The owners of modest gelaterie can find themselves running businesses with the potential to become deliciously successful global brands. We look at three fresh players with the power to melt investors’ hearts and add sprinkles of joy to our lives.
As the mercury rises, hungry customers – many with children pulling at their sleeves – seek refreshment in ice cream. And a growing segment within the market is for artisanal ice cream, which is worth some €16bn and forecast to grow by 6 per cent a year. Tastes are changing too. Many are no longer impressed by lurid coloured sauces, sprinkles and sugary adornments, and are more interested in lower-sugar alternatives. The cream of the crop isn’t currently ice cream at all but Italian-style gelato that’s free from preservatives and artificial flavours, uses natural ingredients and contains less fat.
One business that has been a pioneer for decades is Italy’s Carpigiani, a leader in manufacturing gelato machines and equipment to make premium soft-serve ice cream. Carpigiani isn’t just hardware, though; it also operates 20 campuses across the globe to impart the culture of Italian gelato. “In recent years we’ve seen a growing interest in dairy-free, sugar-free options and a greater desire by our students to make gelato from new ingredients, especially those of Asian origin such as yuzu or green tea,” says Kaori Ito, director of the Carpigiani Gelato University, which teaches more than 8,000 people every year. So if the frozen-treat industry is heating up, who has the scoop for success? Here are three firms that have it licked.
Artistry, innovation and quality ingredients are the hallmark of these frozen-treat standouts.

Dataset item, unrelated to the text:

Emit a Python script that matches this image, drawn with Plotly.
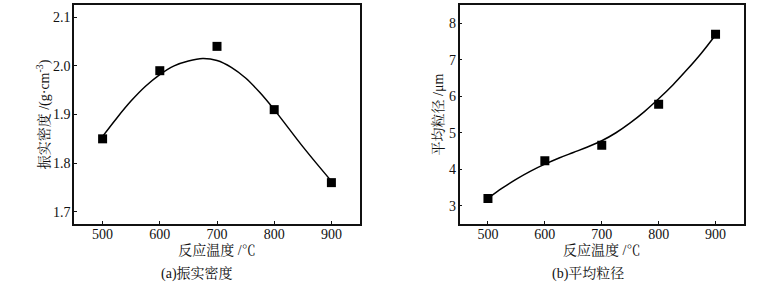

Some good ideas are always good ideas. Started more than 70 years ago by an Italian immigrant from Cortina with one shop in Estoril, Santini is today a fêted name among the Portuguese when the heat becomes too much for them. The company’s bright red-and-white branding catches the eye, while its large selection of flavours is served using Italian artisanal gelato machines. Patrons at its 16 outposts in Portugal can sample traditional flavours such as chocolate, vanilla and strawberry along with newer concoctions, including a rather appetising chocolate mousse. Overseen by third-generation owner Eduardo Santini Fuertes, the business has grown in recent years thanks to a boom in tourism. It has expanded the number of Lisbon-area gelato parlours and opened shops in Porto and Faro. This year? There are ice lollies in the pipeline.
Gianluca Franzoni brought chocolate brand Domori to life before devising this dairy-free gelato he’d like to make a leader in the US market. The Nubocha co-founder concocted a vegan ice cream recipe that uses quality ingredients from spring water to Hawaiian sea salt and Ecuadorean cacao, and a selection of nuts such as Sicilian almonds and Piedmontese hazelnuts. He also uses allulose, a natural sweetener found in foods such as figs and maple syrup. He sourced the nuts from farmers in the US state of Georgia for his peanut-butter flavour. Launched in spring 2020, the brand’s gelato is available in five flavours and has quickly attracted a hungry following in the US, where it’s stocked in some 400 food shops and Sprouts Farmers Market stores.
Ireland might not leap to mind as a gelato hotspot but São Paulo native and chef Giselle Makinde has quickly made her mark there with Cream of the Crop Gelato. The Dublin-based business began operations in September 2020, when Makinde had the idea of making an artisanal gelato from surplus food stocks. In short order, she offers traditional Italian-style milk-based gelato, dairy-free variants and a selection of sorbets. Makinde’s recipes include the seeds and skins of fruits, including banana peels, to make the most of the available ingredients. Her list of flavours ranges from sheep yoghurt and berries to bread-and-butter pudding and cantaloupe-lemongrass sorbet. Her savvy and decidedly sweet approach to combating food waste has seen her quickly attract stockists from speciality shops to supermarkets.